__Dataset extract__.
___
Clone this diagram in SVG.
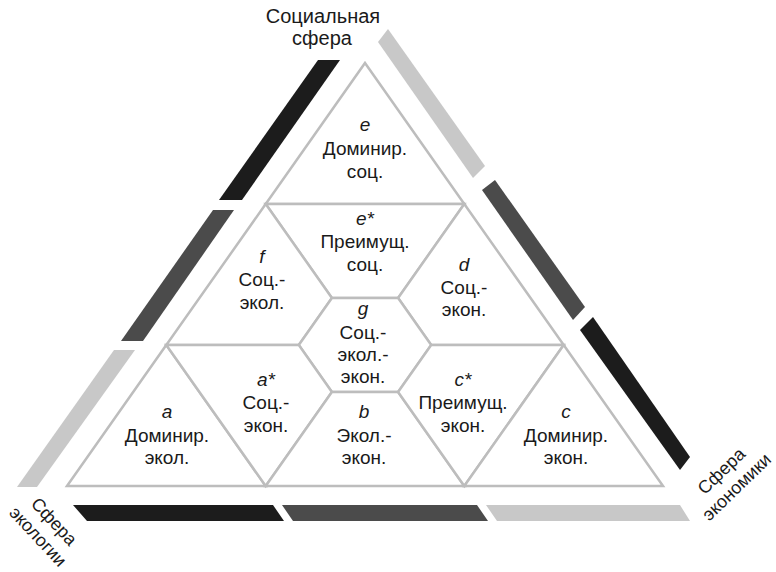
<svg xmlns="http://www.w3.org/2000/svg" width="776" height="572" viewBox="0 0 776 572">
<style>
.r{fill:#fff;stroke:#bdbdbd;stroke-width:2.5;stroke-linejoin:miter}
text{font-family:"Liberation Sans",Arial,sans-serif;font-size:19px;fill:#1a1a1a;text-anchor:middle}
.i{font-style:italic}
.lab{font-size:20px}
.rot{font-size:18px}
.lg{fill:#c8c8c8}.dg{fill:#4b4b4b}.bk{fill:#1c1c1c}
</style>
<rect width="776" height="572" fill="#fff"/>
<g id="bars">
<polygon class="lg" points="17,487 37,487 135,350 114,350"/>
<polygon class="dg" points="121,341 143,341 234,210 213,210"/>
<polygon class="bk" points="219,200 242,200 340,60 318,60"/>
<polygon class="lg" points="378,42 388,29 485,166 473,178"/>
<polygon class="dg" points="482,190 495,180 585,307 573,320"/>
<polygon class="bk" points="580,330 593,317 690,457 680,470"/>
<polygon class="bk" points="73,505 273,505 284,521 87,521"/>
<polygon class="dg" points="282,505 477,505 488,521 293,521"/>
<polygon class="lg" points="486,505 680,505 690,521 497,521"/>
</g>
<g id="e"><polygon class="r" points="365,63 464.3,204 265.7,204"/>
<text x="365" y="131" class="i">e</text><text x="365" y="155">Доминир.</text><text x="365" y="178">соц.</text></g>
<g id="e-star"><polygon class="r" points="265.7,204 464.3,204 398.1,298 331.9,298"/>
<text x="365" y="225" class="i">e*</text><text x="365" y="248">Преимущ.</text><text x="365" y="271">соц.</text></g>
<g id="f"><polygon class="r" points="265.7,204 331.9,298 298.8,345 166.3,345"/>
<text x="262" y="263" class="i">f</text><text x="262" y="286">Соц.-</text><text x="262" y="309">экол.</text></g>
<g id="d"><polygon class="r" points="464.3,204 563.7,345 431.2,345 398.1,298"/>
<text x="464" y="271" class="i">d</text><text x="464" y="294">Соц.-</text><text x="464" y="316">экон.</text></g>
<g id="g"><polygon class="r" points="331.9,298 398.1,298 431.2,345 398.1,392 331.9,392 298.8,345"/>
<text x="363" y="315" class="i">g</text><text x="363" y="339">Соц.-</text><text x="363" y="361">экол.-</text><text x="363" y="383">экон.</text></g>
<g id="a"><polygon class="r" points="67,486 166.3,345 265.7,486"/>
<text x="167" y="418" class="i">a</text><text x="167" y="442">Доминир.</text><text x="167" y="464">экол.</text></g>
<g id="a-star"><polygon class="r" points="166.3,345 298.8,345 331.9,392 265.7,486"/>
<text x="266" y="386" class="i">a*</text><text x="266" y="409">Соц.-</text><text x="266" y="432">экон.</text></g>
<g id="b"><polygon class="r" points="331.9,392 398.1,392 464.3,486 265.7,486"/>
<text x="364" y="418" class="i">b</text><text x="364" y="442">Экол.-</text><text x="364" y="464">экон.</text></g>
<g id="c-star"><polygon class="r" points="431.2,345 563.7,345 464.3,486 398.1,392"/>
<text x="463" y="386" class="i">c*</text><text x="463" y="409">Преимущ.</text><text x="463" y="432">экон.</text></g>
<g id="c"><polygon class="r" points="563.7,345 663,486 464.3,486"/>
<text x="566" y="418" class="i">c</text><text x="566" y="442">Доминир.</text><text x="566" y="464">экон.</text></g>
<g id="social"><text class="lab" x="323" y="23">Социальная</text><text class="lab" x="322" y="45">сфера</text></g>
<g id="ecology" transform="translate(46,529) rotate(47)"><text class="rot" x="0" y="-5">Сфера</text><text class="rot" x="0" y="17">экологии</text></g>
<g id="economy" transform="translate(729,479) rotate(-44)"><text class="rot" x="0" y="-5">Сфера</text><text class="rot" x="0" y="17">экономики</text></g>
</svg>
___
__Stated task__. Without including any pictures, print all of the material exactly as given.

__Task solution__.
Clone this diagram in SVG.
<svg xmlns="http://www.w3.org/2000/svg" width="776" height="572" viewBox="0 0 776 572">
<style>
.r{fill:#fff;stroke:#bdbdbd;stroke-width:2.5;stroke-linejoin:miter}
text{font-family:"Liberation Sans",Arial,sans-serif;font-size:19px;fill:#1a1a1a;text-anchor:middle}
.i{font-style:italic}
.lab{font-size:20px}
.rot{font-size:18px}
.lg{fill:#c8c8c8}.dg{fill:#4b4b4b}.bk{fill:#1c1c1c}
</style>
<rect width="776" height="572" fill="#fff"/>
<g id="bars">
<polygon class="lg" points="17,487 37,487 135,350 114,350"/>
<polygon class="dg" points="121,341 143,341 234,210 213,210"/>
<polygon class="bk" points="219,200 242,200 340,60 318,60"/>
<polygon class="lg" points="378,42 388,29 485,166 473,178"/>
<polygon class="dg" points="482,190 495,180 585,307 573,320"/>
<polygon class="bk" points="580,330 593,317 690,457 680,470"/>
<polygon class="bk" points="73,505 273,505 284,521 87,521"/>
<polygon class="dg" points="282,505 477,505 488,521 293,521"/>
<polygon class="lg" points="486,505 680,505 690,521 497,521"/>
</g>
<g id="e"><polygon class="r" points="365,63 464.3,204 265.7,204"/>
<text x="365" y="131" class="i">e</text><text x="365" y="155">Доминир.</text><text x="365" y="178">соц.</text></g>
<g id="e-star"><polygon class="r" points="265.7,204 464.3,204 398.1,298 331.9,298"/>
<text x="365" y="225" class="i">e*</text><text x="365" y="248">Преимущ.</text><text x="365" y="271">соц.</text></g>
<g id="f"><polygon class="r" points="265.7,204 331.9,298 298.8,345 166.3,345"/>
<text x="262" y="263" class="i">f</text><text x="262" y="286">Соц.-</text><text x="262" y="309">экол.</text></g>
<g id="d"><polygon class="r" points="464.3,204 563.7,345 431.2,345 398.1,298"/>
<text x="464" y="271" class="i">d</text><text x="464" y="294">Соц.-</text><text x="464" y="316">экон.</text></g>
<g id="g"><polygon class="r" points="331.9,298 398.1,298 431.2,345 398.1,392 331.9,392 298.8,345"/>
<text x="363" y="315" class="i">g</text><text x="363" y="339">Соц.-</text><text x="363" y="361">экол.-</text><text x="363" y="383">экон.</text></g>
<g id="a"><polygon class="r" points="67,486 166.3,345 265.7,486"/>
<text x="167" y="418" class="i">a</text><text x="167" y="442">Доминир.</text><text x="167" y="464">экол.</text></g>
<g id="a-star"><polygon class="r" points="166.3,345 298.8,345 331.9,392 265.7,486"/>
<text x="266" y="386" class="i">a*</text><text x="266" y="409">Соц.-</text><text x="266" y="432">экон.</text></g>
<g id="b"><polygon class="r" points="331.9,392 398.1,392 464.3,486 265.7,486"/>
<text x="364" y="418" class="i">b</text><text x="364" y="442">Экол.-</text><text x="364" y="464">экон.</text></g>
<g id="c-star"><polygon class="r" points="431.2,345 563.7,345 464.3,486 398.1,392"/>
<text x="463" y="386" class="i">c*</text><text x="463" y="409">Преимущ.</text><text x="463" y="432">экон.</text></g>
<g id="c"><polygon class="r" points="563.7,345 663,486 464.3,486"/>
<text x="566" y="418" class="i">c</text><text x="566" y="442">Доминир.</text><text x="566" y="464">экон.</text></g>
<g id="social"><text class="lab" x="323" y="23">Социальная</text><text class="lab" x="322" y="45">сфера</text></g>
<g id="ecology" transform="translate(46,529) rotate(47)"><text class="rot" x="0" y="-5">Сфера</text><text class="rot" x="0" y="17">экологии</text></g>
<g id="economy" transform="translate(729,479) rotate(-44)"><text class="rot" x="0" y="-5">Сфера</text><text class="rot" x="0" y="17">экономики</text></g>
</svg>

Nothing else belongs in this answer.